Work required: Retype these lines and no others: the line holding "Recreate this image", the line holding "var boxColor = '#4f81bd';", and all lines between them. Pictures stay out.

begin Input data

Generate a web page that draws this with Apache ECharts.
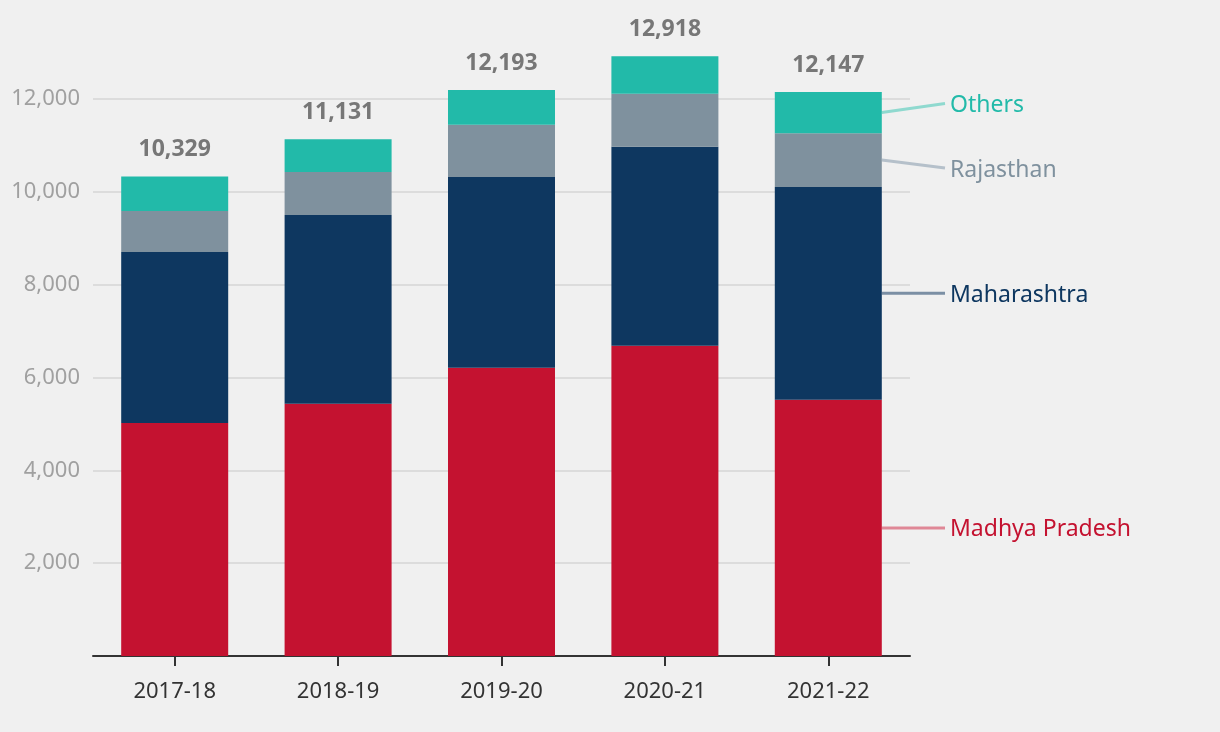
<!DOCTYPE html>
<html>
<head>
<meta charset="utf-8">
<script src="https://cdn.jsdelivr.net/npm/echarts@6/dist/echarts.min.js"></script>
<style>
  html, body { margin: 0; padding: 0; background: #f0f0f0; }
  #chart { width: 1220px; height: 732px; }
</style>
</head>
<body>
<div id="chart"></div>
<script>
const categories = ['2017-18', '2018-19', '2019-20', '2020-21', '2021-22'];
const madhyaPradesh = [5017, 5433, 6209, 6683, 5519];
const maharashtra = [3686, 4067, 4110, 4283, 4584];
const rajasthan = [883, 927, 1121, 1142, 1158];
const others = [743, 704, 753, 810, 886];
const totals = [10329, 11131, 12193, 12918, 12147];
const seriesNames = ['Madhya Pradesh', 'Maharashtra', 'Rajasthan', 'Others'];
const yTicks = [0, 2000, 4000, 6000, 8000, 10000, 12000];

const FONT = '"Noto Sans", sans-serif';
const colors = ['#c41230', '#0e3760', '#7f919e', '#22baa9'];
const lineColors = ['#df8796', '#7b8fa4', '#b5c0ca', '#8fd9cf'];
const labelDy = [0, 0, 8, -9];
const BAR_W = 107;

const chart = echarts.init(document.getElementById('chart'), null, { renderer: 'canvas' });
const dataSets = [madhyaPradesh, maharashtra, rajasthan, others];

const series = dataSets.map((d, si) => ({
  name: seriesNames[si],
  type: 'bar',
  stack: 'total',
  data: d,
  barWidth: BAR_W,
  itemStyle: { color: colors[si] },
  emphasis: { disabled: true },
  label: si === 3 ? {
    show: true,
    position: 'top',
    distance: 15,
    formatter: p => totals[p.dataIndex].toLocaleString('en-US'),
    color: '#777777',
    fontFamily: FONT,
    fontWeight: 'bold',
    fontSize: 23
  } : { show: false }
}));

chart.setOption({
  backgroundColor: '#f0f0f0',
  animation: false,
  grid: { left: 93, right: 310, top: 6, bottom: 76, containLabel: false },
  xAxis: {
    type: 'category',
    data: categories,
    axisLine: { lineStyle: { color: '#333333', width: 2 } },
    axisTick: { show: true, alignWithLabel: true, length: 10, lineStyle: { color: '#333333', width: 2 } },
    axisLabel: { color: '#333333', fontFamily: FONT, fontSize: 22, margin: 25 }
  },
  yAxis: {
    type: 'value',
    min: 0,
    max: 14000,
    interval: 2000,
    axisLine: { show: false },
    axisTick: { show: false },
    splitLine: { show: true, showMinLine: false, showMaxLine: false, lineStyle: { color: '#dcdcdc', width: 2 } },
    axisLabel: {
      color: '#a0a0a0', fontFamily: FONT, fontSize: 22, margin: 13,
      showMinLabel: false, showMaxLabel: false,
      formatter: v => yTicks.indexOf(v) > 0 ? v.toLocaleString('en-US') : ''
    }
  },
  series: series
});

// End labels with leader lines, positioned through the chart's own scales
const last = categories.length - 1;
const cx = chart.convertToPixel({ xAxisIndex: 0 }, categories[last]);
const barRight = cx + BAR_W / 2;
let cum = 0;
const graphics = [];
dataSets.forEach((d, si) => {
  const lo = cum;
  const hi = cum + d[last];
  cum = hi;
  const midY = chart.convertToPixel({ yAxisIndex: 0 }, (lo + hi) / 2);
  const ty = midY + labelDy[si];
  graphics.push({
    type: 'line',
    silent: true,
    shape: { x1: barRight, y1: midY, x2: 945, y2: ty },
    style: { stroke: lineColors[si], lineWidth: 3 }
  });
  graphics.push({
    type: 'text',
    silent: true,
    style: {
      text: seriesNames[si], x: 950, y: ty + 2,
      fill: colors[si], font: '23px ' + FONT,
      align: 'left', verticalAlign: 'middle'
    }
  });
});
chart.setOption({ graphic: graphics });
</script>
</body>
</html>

end Input data
begin Input data

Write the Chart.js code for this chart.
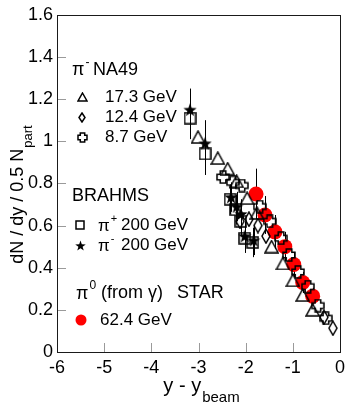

end Input data
begin Input data

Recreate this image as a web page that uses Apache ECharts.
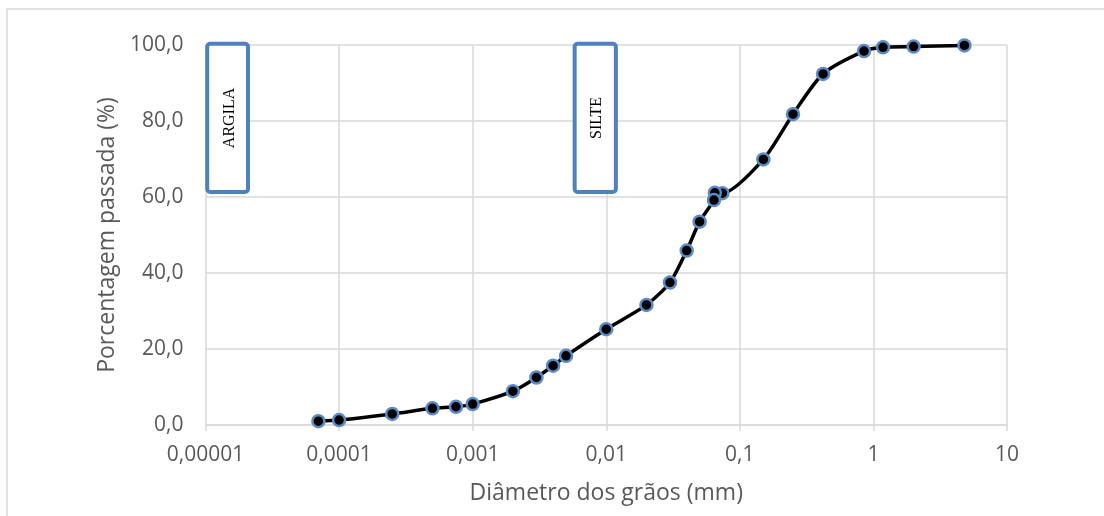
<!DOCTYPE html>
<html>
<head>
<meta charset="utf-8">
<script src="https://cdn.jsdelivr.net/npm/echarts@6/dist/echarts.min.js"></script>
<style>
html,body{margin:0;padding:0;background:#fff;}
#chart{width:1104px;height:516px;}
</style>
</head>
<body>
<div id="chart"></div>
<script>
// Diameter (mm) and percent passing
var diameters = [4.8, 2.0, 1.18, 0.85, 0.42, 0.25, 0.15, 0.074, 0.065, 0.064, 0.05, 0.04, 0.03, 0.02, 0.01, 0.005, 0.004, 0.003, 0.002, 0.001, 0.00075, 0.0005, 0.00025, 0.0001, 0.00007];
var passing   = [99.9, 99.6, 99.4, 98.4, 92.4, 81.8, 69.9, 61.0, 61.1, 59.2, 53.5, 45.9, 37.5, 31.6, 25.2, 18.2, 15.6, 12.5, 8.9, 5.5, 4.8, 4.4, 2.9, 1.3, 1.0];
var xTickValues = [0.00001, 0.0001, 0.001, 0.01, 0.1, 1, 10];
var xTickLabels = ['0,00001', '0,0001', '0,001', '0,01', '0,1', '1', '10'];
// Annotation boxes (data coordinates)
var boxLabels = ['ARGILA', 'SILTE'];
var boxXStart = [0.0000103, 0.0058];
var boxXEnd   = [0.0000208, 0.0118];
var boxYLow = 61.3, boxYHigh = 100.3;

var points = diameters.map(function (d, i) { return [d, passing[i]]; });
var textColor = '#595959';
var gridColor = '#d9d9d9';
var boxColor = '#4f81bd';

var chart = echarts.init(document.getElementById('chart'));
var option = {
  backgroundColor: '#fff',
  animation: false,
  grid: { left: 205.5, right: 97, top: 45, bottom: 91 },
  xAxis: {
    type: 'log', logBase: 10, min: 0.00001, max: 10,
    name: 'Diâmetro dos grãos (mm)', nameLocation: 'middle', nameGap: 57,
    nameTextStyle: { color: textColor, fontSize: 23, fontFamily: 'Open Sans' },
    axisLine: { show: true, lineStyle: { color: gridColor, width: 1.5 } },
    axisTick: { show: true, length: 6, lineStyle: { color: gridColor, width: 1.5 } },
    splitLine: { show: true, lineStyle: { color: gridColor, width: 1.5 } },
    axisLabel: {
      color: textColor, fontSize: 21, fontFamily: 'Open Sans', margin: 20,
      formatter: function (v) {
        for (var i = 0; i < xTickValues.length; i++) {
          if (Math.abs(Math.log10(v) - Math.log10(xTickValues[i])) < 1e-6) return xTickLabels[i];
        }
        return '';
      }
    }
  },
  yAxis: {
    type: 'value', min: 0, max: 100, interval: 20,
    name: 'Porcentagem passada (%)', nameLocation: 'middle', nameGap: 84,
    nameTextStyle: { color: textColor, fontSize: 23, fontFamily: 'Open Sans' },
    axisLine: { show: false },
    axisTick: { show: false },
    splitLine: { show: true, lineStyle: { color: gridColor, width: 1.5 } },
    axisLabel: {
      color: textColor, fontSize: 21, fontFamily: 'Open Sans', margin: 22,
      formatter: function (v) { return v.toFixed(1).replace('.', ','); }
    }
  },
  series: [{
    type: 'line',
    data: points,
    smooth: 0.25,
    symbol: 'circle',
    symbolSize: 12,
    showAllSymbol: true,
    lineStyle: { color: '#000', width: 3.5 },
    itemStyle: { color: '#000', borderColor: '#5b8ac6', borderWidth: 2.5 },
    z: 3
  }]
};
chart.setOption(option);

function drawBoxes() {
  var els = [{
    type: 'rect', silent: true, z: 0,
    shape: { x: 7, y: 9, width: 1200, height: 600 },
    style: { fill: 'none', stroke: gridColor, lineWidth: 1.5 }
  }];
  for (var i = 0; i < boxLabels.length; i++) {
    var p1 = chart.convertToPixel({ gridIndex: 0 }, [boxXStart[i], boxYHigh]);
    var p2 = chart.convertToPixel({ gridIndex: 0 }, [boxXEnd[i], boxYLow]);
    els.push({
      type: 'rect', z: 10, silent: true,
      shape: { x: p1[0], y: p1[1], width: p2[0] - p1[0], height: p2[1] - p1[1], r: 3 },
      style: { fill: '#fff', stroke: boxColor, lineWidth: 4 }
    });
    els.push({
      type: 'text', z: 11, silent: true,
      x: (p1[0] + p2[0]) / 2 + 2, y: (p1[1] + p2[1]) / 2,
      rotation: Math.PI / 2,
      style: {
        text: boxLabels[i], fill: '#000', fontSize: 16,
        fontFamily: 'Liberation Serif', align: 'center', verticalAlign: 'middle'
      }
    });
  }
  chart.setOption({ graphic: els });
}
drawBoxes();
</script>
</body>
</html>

end Input data

Response:
Recreate this image as a web page that uses Apache ECharts.
<!DOCTYPE html>
<html>
<head>
<meta charset="utf-8">
<script src="https://cdn.jsdelivr.net/npm/echarts@6/dist/echarts.min.js"></script>
<style>
html,body{margin:0;padding:0;background:#fff;}
#chart{width:1104px;height:516px;}
</style>
</head>
<body>
<div id="chart"></div>
<script>
// Diameter (mm) and percent passing
var diameters = [4.8, 2.0, 1.18, 0.85, 0.42, 0.25, 0.15, 0.074, 0.065, 0.064, 0.05, 0.04, 0.03, 0.02, 0.01, 0.005, 0.004, 0.003, 0.002, 0.001, 0.00075, 0.0005, 0.00025, 0.0001, 0.00007];
var passing   = [99.9, 99.6, 99.4, 98.4, 92.4, 81.8, 69.9, 61.0, 61.1, 59.2, 53.5, 45.9, 37.5, 31.6, 25.2, 18.2, 15.6, 12.5, 8.9, 5.5, 4.8, 4.4, 2.9, 1.3, 1.0];
var xTickValues = [0.00001, 0.0001, 0.001, 0.01, 0.1, 1, 10];
var xTickLabels = ['0,00001', '0,0001', '0,001', '0,01', '0,1', '1', '10'];
// Annotation boxes (data coordinates)
var boxLabels = ['ARGILA', 'SILTE'];
var boxXStart = [0.0000103, 0.0058];
var boxXEnd   = [0.0000208, 0.0118];
var boxYLow = 61.3, boxYHigh = 100.3;

var points = diameters.map(function (d, i) { return [d, passing[i]]; });
var textColor = '#595959';
var gridColor = '#d9d9d9';
var boxColor = '#4f81bd';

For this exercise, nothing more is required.